(Moscou) La Russie va limiter pendant six mois la navigation de navires militaires et officiels étrangers dans trois zones au large de la Crimée, péninsule ukrainienne annexée par Moscou, des mesures dénoncées par l’UE vendredi.

Les tensions russo-ukrainiennes vont crescendo depuis plusieurs semaines, l’Ukraine accusant Moscou de chercher un casus belli pour l’envahir et la Russie accusant Kiev de préparer une offensive contre les séparatistes prorusses de l’Est ukrainien.
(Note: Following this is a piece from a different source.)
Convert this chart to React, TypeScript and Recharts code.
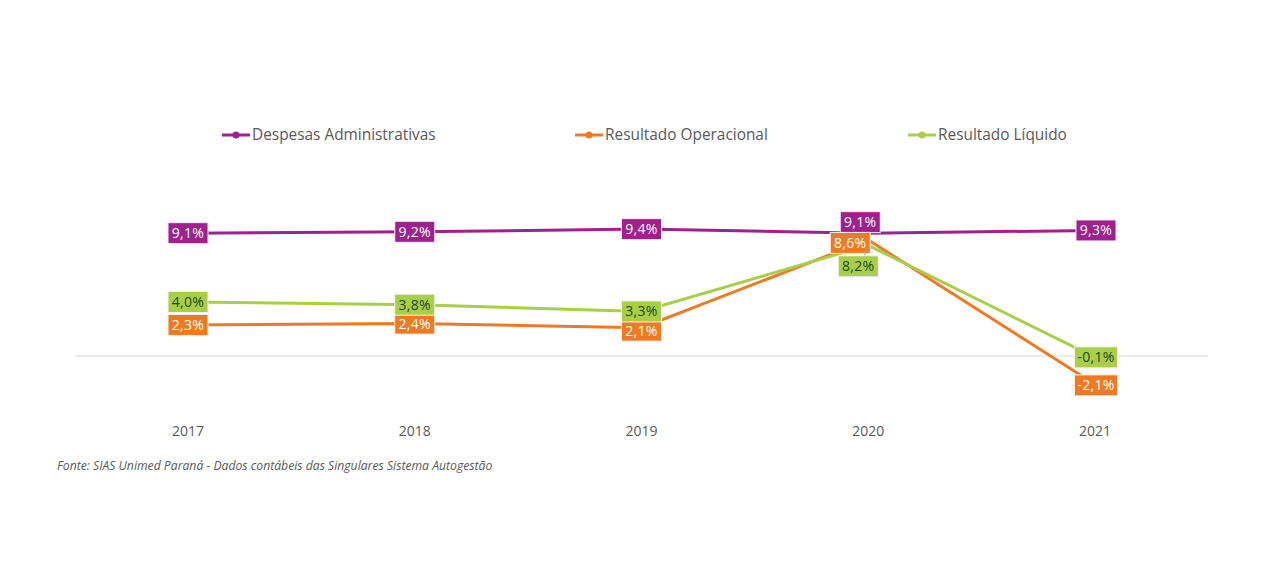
import { LabelList, Legend, Line, LineChart, ReferenceLine, XAxis, YAxis } from 'recharts';

const years = ['2017', '2018', '2019', '2020', '2021'];
const despesasAdministrativas = [9.1, 9.2, 9.4, 9.1, 9.3];
const resultadoOperacional = [2.3, 2.4, 2.1, 8.6, -2.1];
const resultadoLiquido = [4.0, 3.8, 3.3, 8.2, -0.1];
const seriesNames = ['Despesas Administrativas', 'Resultado Operacional', 'Resultado Líquido'];

const FONT = '"Open Sans", "Noto Sans", sans-serif';

const series = [
  { key: 'desp', name: seriesNames[0], color: '#A0218E', text: '#ffffff' },
  { key: 'oper', name: seriesNames[1], color: '#F07A22', text: '#ffffff' },
  { key: 'liq', name: seriesNames[2], color: '#A8CF47', text: '#1F4A12' },
];

// label offsets (dx, dy) from the point, as placed in the original
const labelShift: Record<string, [number, number][]> = {
  desp: [[0, 0], [0, 0], [0, 0], [-8, -11], [1, 0]],
  oper: [[0, 0], [0, 0], [0, 3], [-18, 3], [1, 1]],
  liq: [[0, 0], [0, 0], [0, 0], [-10, 21], [1, 0]],
};

const chartData = years.map((year, i) => ({
  year,
  desp: despesasAdministrativas[i],
  oper: resultadoOperacional[i],
  liq: resultadoLiquido[i],
}));

const fmt = (v: number) => `${v.toFixed(1).replace('.', ',')}%`;

const makeLabel = (key: string, fill: string, textColor: string) => (props: any) => {
  const { x, y, value, index } = props;
  const [dx, dy] = labelShift[key][index] || [0, 0];
  const text = fmt(Number(value));
  const w = text.length > 4 ? 43 : 40;
  const h = 21;
  const cx = x + dx;
  const cy = y + dy;
  return (
    <g>
      {Math.abs(dy) > 15 && (
        <line x1={cx + 6} y1={cy - h / 2} x2={x} y2={y} stroke="#a6a6a6" strokeWidth={1} />
      )}
      <rect x={cx - w / 2} y={cy - h / 2} width={w} height={h} fill={fill} stroke="#f2f2f2" strokeWidth={1} />
      <text
        x={cx}
        y={cy}
        dy={5}
        textAnchor="middle"
        fill={textColor}
        fontSize={14}
        fontFamily={FONT}
        letterSpacing={0.3}
      >
        {text}
      </text>
    </g>
  );
};

const legendPos = [222, 575, 908];

const CustomLegend = () => (
  <div style={{ position: 'relative', width: 1280, height: 24 }}>
    {series.map((s, i) => (
      <div
        key={s.key}
        style={{
          position: 'absolute',
          left: legendPos[i],
          top: 0,
          display: 'flex',
          alignItems: 'center',
          fontFamily: FONT,
          fontSize: 15.4,
          color: '#595959',
          whiteSpace: 'nowrap',
        }}
      >
        <svg width={30} height={20}>
          <line x1={0} y1={10} x2={28} y2={10} stroke={s.color} strokeWidth={3} />
          <circle cx={14} cy={10} r={3.5} fill={s.color} />
        </svg>
        <span>{s.name}</span>
      </div>
    ))}
  </div>
);

const YearTick = (props: any) => {
  const { x, y, payload } = props;
  return (
    <text x={x} y={y} dy={18} textAnchor="middle" fill="#595959" fontSize={14} fontFamily={FONT}>
      {payload.value}
    </text>
  );
};

export default function App() {
  return (
    <div style={{ position: 'absolute', left: 0, top: 0, width: 1280, height: 567, background: '#fff' }}>
      <LineChart width={1280} height={567} data={chartData} margin={{ top: 221, right: 72, bottom: 127, left: 75 }}>
        <XAxis
          dataKey="year"
          axisLine={false}
          tickLine={false}
          height={30}
          padding={{ left: 113, right: 113 }}
          tick={<YearTick />}
        />
        <YAxis hide domain={[-4, 10]} />
        <ReferenceLine y={0} stroke="#d9d9d9" strokeWidth={1} />
        <Legend
          layout="horizontal"
          verticalAlign="middle"
          align="center"
          wrapperStyle={{ top: 124, left: 0, width: 1280 }}
          content={<CustomLegend />}
        />
        {series.map((s) => (
          <Line
            key={s.key}
            type="linear"
            dataKey={s.key}
            name={s.name}
            stroke={s.color}
            strokeWidth={3}
            dot={false}
            activeDot={false}
            isAnimationActive={false}
          >
            <LabelList dataKey={s.key} content={makeLabel(s.key, s.color, s.text)} />
          </Line>
        ))}
      </LineChart>
      <div
        style={{
          position: 'absolute',
          left: 57,
          top: 457,
          fontFamily: FONT,
          fontStyle: 'italic',
          fontSize: 12.2,
          color: '#595959',
          whiteSpace: 'nowrap',
        }}
      >
        Fonte: SIAS Unimed Paraná - Dados contábeis das Singulares Sistema Autogestão
      </div>
    </div>
  );
}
La Russie a notamment massé des troupes en Crimée et lancé des manœuvres maritimes en mer Noire.

PHOTO MARINE RUSSE

La Russie a notamment massé des troupes en Crimée et lancé des manœuvres maritimes en mer Noire.

« Du 24 avril à 21 h (14 h HAE) jusqu’au 31 octobre 21 h 00, le passage à travers les eaux territoriales de la fédération de Russie pour les navires militaires et autres bâtiments étatiques sera suspendu », a indiqué la direction de la navigation du ministère russe de la Défense citée vendredi par l’agence publique Ria Novosti.  

Trois zones sont concernées, la pointe occidentale de Crimée, celle du sud de Sébastopol à Hourzouf et enfin un « rectangle » au large de la presqu’île de Kertch près du parc naturel Opoukski.

Cette dernière zone est la plus controversée, car proche du détroit de Kertch reliant la mer Noire à la mer d’Azov et qui est d’une importance cruciale pour les exportations de céréales ou d’acier produits en Ukraine.

PHOTO MURAD SEZER, ARCHIVES REUTERS

Le navire de débarquement russe Novocherkassk croisant dans le Bosphore le 12 avril 2021.

L’OTAN et l’UE protestent

Les alliés de l’OTAN ont aussitôt exprimé leur « inquiétude » à propos des manoeuvres navales russes : « Nous demandons à la Russie de garantir le libre accès aux ports ukrainiens de la mer d’Azov et de permettre la liberté de navigation », a écrit dans un communiqué une porte-parole de l’Alliance atlantique.

Restreindre l’accès à certaines zones de la mer Noire et au détroit de Kertch (qui la relie à la mer d’Azov) constituerait « une action injustifiée » relevant d’« un comportement déstabilisateur de la part de la Russie », poursuit le communiqué.

Un haut responsable de l’Union européenne a dénoncé vendredi ces restrictions, décidées « sous prétexte d’exercices militaires », y voyant « une évolution hautement préoccupante » qui s’ajoute au déploiement de troupes en Crimée et près de la frontière ukrainienne ces dernières semaines.

« C’est un geste supplémentaire du gouvernement de la Russie qui va dans la mauvaise direction, dans le mesure où cela augmente les tensions », a-t-il ajouté.  

Accrochages en 2018

Des accrochages dans la zone de Kertch ont déjà eu lieu par le passé, comme lorsque la Russie a saisi en 2018 trois navires militaires ukrainiens.  

Kiev et les Occidentaux ont alors aussi accusé la Russie d’« entraver » délibérément la navigation des navires commerciaux par le détroit de Kertch, dont Moscou revendique le contrôle à la suite de l’annexion de la Crimée.  

La Russie a bâti à grands frais au-dessus du détroit un pont pour relier son territoire à la péninsule annexée.

Le ministère ukrainien des Affaires étrangères a dénoncé dès jeudi les restrictions de navigation décidées par la Russie, avant que les zones concernées soient connues, y voyant « une usurpation des droits souverains de l’Ukraine ».

Il a aussi souligné qu’en vertu de la Convention des Nations Unies sur le droit de la mer « la Russie ne doit ni entraver ni gêner le transport à travers le détroit en direction des ports en mer d’Azov ».